DIRECTIONS
Copy out the lines of the records below, and only those lines, from the one with "What Plotly code" through the one with "series = [(r_m2, w_m2), (r_0, w_0), (r_2, w_2), (r_10, w_10)]", exactly as they appear.

MATERIALS PROVIDED
**********

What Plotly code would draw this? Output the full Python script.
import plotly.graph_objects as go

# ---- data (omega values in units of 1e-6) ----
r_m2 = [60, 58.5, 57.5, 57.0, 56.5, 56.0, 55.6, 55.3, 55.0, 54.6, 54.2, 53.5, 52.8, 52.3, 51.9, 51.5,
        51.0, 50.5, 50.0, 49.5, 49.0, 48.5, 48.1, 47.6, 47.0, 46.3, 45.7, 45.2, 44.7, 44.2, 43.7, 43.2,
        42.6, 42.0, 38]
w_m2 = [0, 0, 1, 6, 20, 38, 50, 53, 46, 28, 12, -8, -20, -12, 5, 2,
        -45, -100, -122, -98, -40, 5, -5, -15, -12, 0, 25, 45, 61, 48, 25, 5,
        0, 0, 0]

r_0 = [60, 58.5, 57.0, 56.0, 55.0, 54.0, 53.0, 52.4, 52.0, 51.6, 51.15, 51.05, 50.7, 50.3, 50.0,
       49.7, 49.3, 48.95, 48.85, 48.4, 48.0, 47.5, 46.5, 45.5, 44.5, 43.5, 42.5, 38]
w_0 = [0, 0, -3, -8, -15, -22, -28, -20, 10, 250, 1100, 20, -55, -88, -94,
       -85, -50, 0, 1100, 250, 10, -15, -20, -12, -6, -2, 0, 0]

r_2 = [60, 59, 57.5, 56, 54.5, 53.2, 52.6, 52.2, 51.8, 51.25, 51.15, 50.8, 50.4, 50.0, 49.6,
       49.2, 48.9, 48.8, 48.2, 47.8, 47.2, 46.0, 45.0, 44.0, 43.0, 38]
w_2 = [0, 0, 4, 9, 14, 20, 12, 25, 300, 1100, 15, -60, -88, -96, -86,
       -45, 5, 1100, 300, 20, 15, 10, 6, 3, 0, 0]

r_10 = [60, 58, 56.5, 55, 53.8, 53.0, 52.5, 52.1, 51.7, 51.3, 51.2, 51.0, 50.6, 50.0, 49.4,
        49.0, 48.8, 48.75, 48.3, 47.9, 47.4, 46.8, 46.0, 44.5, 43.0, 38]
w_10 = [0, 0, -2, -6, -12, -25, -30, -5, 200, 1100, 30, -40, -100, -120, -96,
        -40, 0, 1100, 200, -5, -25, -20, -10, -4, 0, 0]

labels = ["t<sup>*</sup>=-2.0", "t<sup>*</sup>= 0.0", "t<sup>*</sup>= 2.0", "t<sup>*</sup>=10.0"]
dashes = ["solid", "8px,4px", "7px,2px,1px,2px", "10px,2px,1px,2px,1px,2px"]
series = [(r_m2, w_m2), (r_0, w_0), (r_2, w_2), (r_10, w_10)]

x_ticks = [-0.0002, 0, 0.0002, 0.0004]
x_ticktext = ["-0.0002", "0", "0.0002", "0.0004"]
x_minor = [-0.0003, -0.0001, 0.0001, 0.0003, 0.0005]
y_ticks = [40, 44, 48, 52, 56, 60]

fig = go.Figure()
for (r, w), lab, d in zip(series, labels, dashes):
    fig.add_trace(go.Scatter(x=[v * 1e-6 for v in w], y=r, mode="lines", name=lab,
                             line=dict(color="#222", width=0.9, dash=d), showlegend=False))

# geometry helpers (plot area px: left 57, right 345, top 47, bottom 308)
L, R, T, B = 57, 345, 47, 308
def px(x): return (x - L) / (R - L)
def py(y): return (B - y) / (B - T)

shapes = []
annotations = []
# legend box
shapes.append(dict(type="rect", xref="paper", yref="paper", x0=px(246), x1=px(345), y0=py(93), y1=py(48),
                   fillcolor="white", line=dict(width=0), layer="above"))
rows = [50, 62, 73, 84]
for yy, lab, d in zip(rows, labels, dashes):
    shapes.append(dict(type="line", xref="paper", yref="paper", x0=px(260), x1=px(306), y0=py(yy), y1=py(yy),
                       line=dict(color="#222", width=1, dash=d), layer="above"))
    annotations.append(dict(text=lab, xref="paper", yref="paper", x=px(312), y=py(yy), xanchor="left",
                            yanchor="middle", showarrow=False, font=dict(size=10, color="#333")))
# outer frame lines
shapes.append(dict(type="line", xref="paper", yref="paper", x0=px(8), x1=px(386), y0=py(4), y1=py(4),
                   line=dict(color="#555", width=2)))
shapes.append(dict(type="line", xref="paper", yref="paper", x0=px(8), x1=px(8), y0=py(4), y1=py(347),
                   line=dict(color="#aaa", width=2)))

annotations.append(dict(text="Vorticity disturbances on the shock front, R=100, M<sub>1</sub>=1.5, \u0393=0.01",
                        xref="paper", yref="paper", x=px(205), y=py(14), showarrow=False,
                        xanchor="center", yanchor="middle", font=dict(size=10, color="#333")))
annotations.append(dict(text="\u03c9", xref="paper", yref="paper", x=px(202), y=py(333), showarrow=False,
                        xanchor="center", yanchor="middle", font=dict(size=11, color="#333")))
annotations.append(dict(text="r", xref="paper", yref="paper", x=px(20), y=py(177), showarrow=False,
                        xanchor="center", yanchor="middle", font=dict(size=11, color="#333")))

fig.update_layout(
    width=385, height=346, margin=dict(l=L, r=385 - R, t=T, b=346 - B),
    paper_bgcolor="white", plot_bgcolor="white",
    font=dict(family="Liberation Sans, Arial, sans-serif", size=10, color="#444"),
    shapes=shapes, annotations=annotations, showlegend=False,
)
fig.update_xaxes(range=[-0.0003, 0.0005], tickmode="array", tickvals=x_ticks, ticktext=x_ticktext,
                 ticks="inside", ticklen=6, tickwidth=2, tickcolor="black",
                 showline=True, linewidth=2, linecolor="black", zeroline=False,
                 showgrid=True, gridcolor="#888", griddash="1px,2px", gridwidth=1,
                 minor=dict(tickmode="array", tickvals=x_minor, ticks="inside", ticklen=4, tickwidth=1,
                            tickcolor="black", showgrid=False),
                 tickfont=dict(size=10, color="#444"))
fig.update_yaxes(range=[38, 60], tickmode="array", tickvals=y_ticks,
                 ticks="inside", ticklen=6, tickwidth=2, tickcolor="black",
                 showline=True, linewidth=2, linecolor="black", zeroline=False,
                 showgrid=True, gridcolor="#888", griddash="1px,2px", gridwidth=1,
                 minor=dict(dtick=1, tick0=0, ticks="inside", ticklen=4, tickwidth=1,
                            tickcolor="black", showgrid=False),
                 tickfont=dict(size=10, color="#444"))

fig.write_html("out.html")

**********

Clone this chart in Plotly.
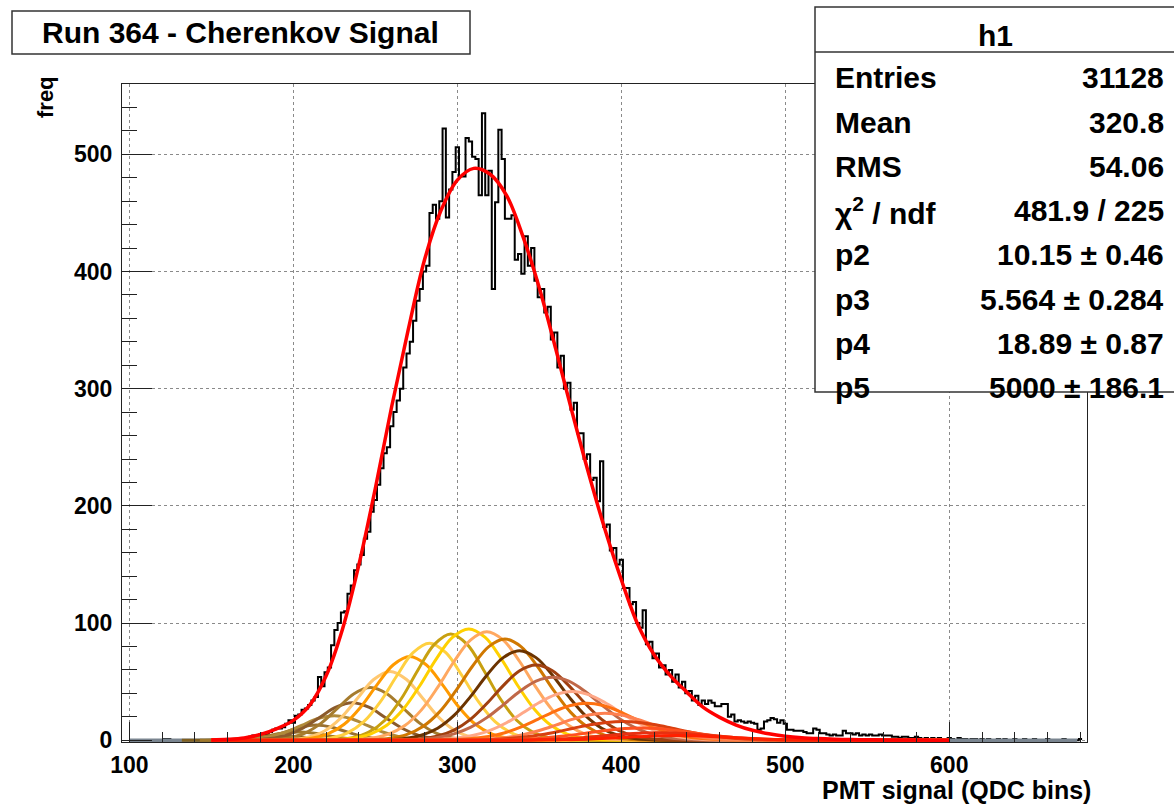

**********

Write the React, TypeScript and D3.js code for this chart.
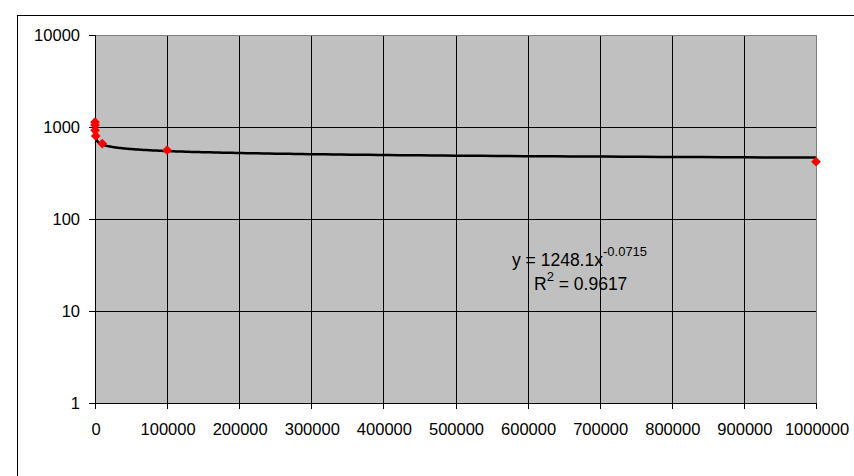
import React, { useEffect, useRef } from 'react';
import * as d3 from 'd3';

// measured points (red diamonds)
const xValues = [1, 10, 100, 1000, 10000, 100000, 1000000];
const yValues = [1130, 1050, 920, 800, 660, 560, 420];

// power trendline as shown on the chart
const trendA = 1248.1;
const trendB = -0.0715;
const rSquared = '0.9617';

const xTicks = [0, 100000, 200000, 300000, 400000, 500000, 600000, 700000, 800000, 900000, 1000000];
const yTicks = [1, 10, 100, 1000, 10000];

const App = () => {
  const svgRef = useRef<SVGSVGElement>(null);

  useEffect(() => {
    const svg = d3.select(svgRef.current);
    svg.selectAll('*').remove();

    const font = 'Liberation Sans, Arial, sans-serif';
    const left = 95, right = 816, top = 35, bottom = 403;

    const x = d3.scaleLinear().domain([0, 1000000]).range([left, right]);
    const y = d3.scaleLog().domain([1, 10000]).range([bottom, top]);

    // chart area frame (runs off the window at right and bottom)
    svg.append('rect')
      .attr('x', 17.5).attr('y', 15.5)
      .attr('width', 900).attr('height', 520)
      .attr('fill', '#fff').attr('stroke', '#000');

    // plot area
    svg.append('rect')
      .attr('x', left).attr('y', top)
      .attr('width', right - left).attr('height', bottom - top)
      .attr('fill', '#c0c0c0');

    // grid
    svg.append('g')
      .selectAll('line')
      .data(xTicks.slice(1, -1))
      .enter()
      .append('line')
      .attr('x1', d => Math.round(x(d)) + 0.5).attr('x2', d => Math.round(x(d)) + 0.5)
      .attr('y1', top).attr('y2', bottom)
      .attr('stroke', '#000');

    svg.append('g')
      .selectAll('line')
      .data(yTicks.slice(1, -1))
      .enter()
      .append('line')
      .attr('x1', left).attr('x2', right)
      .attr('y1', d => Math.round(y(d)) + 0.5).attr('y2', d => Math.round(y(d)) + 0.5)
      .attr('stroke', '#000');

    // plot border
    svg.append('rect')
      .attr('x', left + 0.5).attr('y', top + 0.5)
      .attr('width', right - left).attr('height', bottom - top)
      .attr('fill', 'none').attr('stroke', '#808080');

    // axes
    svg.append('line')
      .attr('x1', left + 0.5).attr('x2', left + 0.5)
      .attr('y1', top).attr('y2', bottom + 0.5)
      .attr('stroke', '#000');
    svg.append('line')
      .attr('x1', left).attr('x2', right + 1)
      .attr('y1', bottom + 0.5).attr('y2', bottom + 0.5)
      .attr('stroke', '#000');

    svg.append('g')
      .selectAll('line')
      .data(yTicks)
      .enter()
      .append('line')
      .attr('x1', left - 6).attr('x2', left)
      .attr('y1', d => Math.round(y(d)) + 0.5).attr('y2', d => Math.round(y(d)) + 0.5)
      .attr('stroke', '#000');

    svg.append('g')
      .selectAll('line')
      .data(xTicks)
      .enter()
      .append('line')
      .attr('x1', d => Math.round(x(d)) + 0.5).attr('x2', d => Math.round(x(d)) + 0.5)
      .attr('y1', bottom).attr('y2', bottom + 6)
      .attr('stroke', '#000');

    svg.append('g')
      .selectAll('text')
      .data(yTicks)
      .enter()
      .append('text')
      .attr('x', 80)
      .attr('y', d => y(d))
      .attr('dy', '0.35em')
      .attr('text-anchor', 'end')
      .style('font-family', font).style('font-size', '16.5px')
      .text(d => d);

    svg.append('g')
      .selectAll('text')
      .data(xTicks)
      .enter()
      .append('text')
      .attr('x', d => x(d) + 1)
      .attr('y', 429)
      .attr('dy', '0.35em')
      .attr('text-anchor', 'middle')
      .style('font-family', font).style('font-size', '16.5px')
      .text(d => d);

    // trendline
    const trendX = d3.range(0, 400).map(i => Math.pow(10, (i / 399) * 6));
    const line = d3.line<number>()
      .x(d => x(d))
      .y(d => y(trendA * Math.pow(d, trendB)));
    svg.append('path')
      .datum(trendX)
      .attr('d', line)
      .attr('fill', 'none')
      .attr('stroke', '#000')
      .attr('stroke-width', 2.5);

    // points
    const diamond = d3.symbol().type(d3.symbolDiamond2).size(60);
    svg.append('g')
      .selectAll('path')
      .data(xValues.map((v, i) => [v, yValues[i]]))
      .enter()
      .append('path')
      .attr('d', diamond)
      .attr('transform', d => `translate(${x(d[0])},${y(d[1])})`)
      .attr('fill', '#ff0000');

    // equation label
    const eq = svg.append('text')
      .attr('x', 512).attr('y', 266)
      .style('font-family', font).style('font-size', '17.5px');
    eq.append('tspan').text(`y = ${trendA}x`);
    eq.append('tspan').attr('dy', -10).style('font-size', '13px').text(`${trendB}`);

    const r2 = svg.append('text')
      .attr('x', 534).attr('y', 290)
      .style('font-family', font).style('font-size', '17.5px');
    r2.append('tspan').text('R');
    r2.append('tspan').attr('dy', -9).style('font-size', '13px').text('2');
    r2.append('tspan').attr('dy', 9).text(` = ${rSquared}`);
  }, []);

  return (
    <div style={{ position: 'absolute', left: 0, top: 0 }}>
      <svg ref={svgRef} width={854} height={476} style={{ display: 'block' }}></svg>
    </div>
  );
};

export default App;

**********

SOLUTION
What Plotly code would draw this? Output the full Python script.
import plotly.graph_objects as go

# ---- data (omega values in units of 1e-6) ----
r_m2 = [60, 58.5, 57.5, 57.0, 56.5, 56.0, 55.6, 55.3, 55.0, 54.6, 54.2, 53.5, 52.8, 52.3, 51.9, 51.5,
        51.0, 50.5, 50.0, 49.5, 49.0, 48.5, 48.1, 47.6, 47.0, 46.3, 45.7, 45.2, 44.7, 44.2, 43.7, 43.2,
        42.6, 42.0, 38]
w_m2 = [0, 0, 1, 6, 20, 38, 50, 53, 46, 28, 12, -8, -20, -12, 5, 2,
        -45, -100, -122, -98, -40, 5, -5, -15, -12, 0, 25, 45, 61, 48, 25, 5,
        0, 0, 0]

r_0 = [60, 58.5, 57.0, 56.0, 55.0, 54.0, 53.0, 52.4, 52.0, 51.6, 51.15, 51.05, 50.7, 50.3, 50.0,
       49.7, 49.3, 48.95, 48.85, 48.4, 48.0, 47.5, 46.5, 45.5, 44.5, 43.5, 42.5, 38]
w_0 = [0, 0, -3, -8, -15, -22, -28, -20, 10, 250, 1100, 20, -55, -88, -94,
       -85, -50, 0, 1100, 250, 10, -15, -20, -12, -6, -2, 0, 0]

r_2 = [60, 59, 57.5, 56, 54.5, 53.2, 52.6, 52.2, 51.8, 51.25, 51.15, 50.8, 50.4, 50.0, 49.6,
       49.2, 48.9, 48.8, 48.2, 47.8, 47.2, 46.0, 45.0, 44.0, 43.0, 38]
w_2 = [0, 0, 4, 9, 14, 20, 12, 25, 300, 1100, 15, -60, -88, -96, -86,
       -45, 5, 1100, 300, 20, 15, 10, 6, 3, 0, 0]

r_10 = [60, 58, 56.5, 55, 53.8, 53.0, 52.5, 52.1, 51.7, 51.3, 51.2, 51.0, 50.6, 50.0, 49.4,
        49.0, 48.8, 48.75, 48.3, 47.9, 47.4, 46.8, 46.0, 44.5, 43.0, 38]
w_10 = [0, 0, -2, -6, -12, -25, -30, -5, 200, 1100, 30, -40, -100, -120, -96,
        -40, 0, 1100, 200, -5, -25, -20, -10, -4, 0, 0]

labels = ["t<sup>*</sup>=-2.0", "t<sup>*</sup>= 0.0", "t<sup>*</sup>= 2.0", "t<sup>*</sup>=10.0"]
dashes = ["solid", "8px,4px", "7px,2px,1px,2px", "10px,2px,1px,2px,1px,2px"]
series = [(r_m2, w_m2), (r_0, w_0), (r_2, w_2), (r_10, w_10)]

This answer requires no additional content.